** Start RECORDED INFORMATION **
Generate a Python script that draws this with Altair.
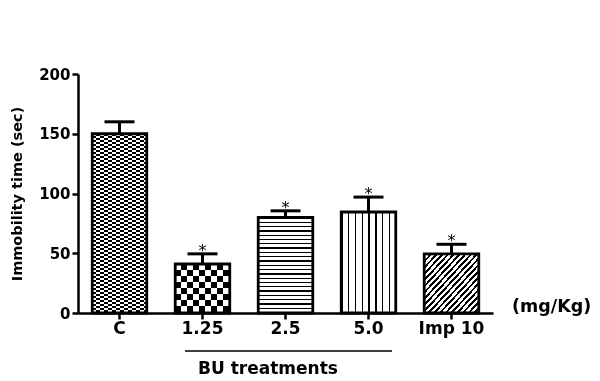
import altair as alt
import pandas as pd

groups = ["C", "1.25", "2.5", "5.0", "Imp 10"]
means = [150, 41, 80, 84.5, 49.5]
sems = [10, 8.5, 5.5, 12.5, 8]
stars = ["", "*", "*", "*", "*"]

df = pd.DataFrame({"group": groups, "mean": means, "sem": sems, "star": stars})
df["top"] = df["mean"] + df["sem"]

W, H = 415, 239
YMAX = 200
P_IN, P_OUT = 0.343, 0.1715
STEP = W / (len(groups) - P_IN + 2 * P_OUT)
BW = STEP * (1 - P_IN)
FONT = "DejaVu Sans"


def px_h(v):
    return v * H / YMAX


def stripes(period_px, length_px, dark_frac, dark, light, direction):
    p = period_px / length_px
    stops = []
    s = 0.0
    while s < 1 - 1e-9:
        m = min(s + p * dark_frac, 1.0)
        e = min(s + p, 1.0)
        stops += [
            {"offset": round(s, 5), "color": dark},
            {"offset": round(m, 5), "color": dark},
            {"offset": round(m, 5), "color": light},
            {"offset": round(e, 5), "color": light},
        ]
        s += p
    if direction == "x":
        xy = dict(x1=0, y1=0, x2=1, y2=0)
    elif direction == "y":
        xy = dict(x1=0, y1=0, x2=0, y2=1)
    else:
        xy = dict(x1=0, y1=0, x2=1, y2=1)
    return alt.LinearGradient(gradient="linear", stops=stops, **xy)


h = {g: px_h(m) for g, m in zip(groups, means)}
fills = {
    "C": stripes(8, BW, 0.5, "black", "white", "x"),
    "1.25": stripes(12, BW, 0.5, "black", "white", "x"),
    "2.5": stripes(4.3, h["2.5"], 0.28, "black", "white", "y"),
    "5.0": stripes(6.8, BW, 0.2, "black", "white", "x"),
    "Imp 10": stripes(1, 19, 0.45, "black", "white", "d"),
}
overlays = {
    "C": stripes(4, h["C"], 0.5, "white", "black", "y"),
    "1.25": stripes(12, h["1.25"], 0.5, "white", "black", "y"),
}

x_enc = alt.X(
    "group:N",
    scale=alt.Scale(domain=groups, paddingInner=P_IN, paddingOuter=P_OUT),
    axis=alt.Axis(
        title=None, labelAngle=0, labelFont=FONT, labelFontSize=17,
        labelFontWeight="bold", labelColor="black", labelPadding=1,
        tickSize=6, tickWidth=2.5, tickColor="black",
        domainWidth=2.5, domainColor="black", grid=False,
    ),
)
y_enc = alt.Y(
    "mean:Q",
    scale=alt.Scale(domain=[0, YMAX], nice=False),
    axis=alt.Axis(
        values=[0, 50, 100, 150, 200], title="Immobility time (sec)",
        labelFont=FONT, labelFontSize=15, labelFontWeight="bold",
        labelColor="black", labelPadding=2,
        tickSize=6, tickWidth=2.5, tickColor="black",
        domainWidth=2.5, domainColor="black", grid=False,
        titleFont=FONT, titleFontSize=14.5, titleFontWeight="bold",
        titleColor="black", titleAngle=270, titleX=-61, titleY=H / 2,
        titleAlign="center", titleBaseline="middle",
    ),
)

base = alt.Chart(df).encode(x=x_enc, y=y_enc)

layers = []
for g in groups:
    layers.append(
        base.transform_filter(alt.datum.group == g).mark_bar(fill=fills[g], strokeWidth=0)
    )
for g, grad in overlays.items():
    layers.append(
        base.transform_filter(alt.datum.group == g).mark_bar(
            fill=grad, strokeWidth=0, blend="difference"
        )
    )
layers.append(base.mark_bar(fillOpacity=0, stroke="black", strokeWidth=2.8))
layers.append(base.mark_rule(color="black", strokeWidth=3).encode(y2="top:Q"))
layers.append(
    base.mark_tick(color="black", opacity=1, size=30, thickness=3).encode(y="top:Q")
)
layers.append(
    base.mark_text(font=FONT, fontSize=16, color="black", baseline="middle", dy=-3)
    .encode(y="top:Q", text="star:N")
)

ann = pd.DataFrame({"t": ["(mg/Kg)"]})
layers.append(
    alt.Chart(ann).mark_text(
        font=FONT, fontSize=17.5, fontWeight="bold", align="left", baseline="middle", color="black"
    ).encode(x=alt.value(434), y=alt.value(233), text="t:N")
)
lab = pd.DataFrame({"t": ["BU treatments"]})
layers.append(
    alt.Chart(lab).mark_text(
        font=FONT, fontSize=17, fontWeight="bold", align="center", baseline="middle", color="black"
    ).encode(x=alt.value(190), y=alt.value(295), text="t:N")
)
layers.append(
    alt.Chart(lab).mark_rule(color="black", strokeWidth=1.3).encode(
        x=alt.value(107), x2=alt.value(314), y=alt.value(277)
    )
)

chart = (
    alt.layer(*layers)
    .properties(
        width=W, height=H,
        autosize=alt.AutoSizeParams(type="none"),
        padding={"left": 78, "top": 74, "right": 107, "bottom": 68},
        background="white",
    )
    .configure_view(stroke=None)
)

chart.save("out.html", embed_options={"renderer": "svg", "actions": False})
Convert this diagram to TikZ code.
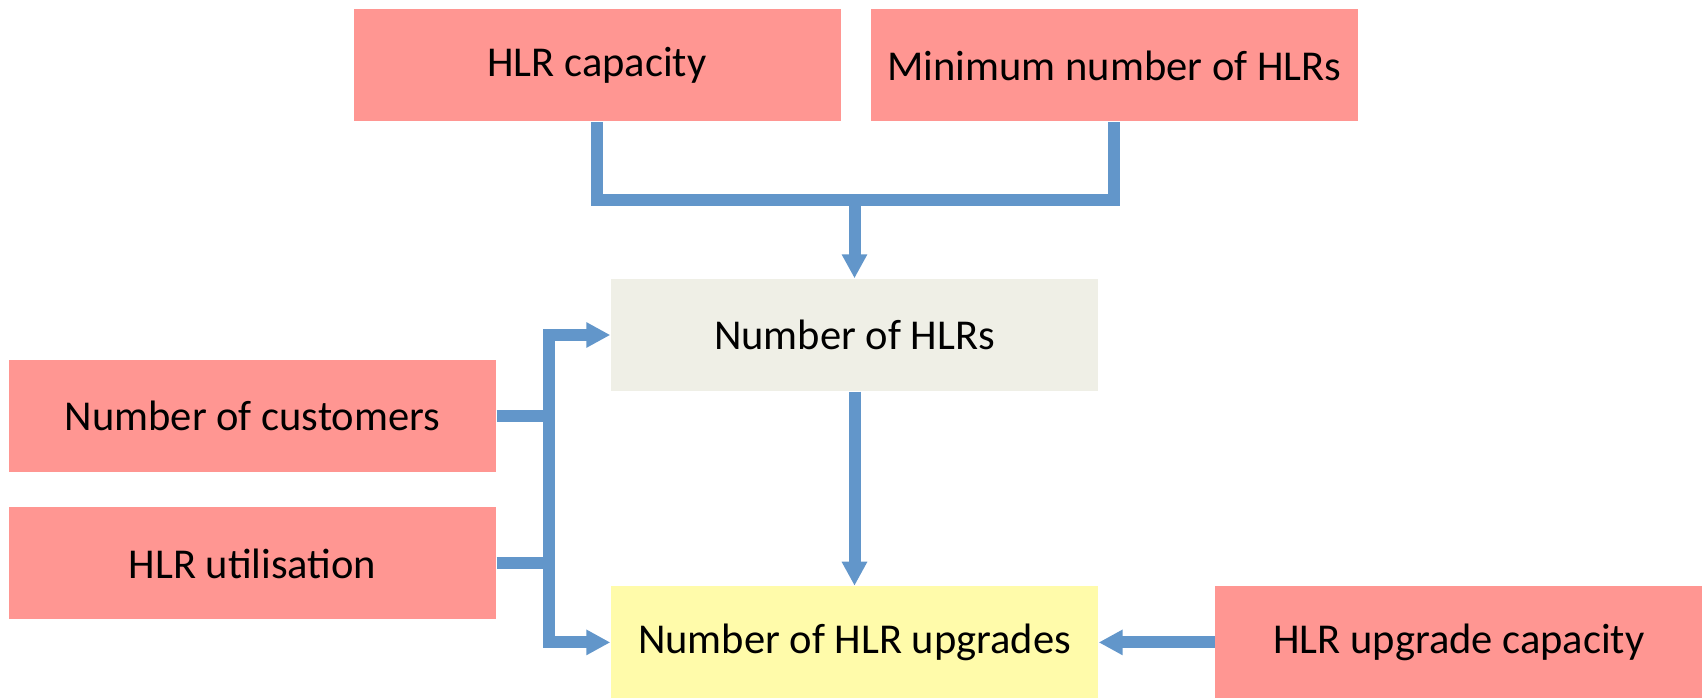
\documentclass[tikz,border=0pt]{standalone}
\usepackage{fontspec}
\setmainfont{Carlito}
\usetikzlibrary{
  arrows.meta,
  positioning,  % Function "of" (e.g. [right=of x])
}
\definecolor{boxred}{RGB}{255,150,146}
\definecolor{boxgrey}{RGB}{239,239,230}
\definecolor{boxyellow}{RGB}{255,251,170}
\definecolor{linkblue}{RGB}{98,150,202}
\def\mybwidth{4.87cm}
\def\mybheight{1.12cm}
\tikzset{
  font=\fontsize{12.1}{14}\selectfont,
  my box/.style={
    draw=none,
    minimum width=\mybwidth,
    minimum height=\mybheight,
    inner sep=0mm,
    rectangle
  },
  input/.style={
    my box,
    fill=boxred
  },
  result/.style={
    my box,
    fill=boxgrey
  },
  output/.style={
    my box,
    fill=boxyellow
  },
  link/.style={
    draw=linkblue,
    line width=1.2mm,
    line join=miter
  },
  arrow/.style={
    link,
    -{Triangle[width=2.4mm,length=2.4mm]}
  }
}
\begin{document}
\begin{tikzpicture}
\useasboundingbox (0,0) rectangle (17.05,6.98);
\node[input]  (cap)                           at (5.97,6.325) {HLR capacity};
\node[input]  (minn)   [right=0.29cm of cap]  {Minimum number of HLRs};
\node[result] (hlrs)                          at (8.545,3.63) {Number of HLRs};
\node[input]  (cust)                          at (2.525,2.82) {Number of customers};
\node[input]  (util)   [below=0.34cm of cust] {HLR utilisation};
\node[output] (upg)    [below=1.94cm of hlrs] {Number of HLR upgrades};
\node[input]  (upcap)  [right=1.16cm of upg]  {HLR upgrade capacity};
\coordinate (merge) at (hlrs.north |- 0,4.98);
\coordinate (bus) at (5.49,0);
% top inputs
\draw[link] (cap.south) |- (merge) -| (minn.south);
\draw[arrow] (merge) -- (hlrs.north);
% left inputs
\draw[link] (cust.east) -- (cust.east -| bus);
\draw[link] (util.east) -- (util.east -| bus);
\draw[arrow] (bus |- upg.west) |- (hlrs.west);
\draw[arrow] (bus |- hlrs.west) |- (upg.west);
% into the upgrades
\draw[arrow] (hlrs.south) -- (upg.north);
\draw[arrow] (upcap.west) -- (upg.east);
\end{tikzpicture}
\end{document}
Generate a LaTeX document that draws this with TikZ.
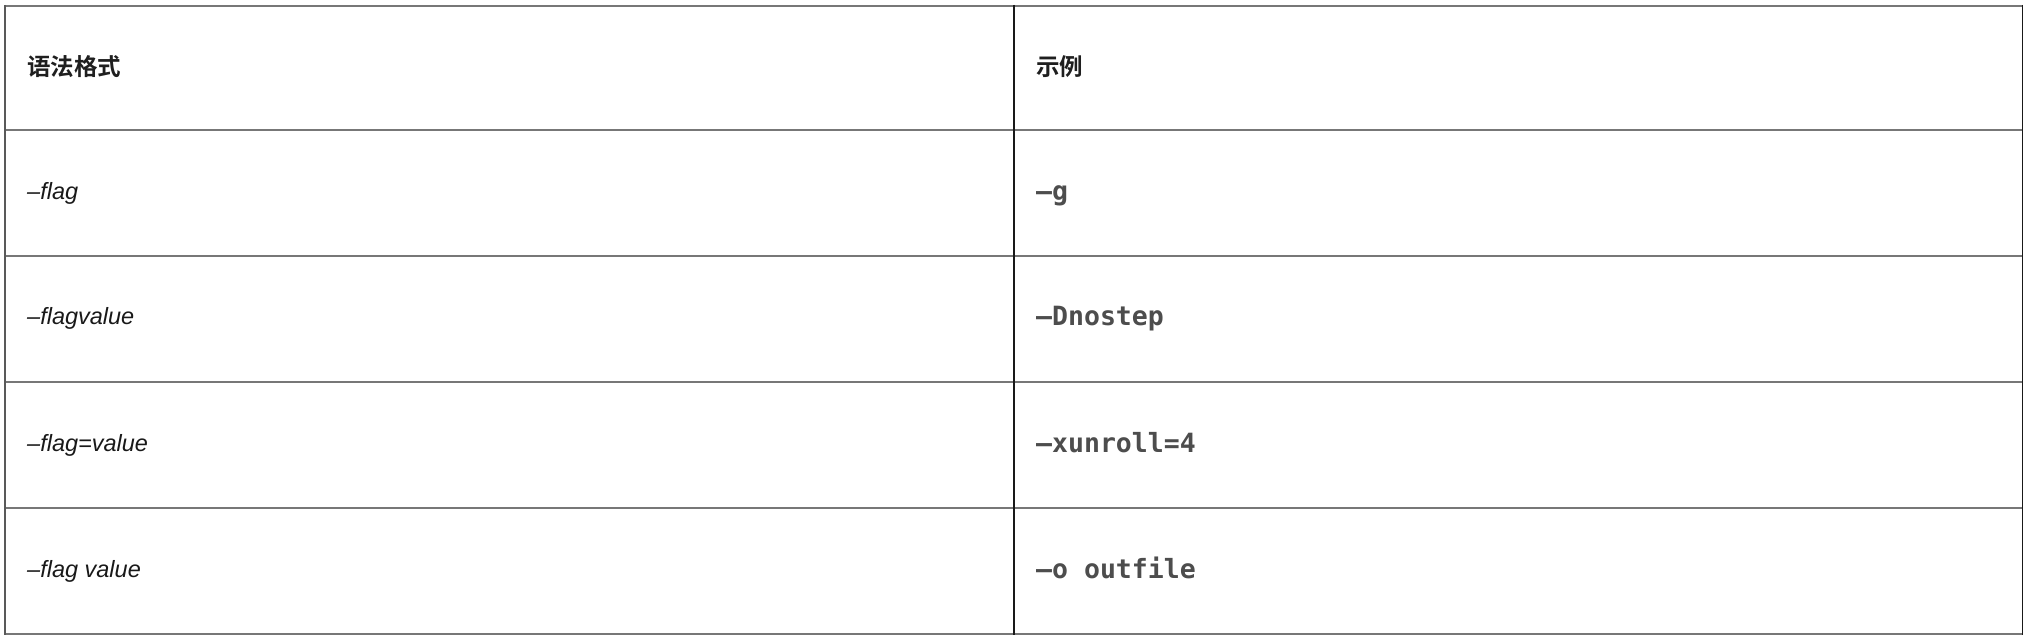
** End RECORDED INFORMATION **
WRITTEN INSTRUCTION:
Collect every line with the string "this" from the records, and copy each.

FINISHED ANSWER:
Generate a Python script that draws this with Altair.
Convert this diagram to TikZ code.
Generate a LaTeX document that draws this with TikZ.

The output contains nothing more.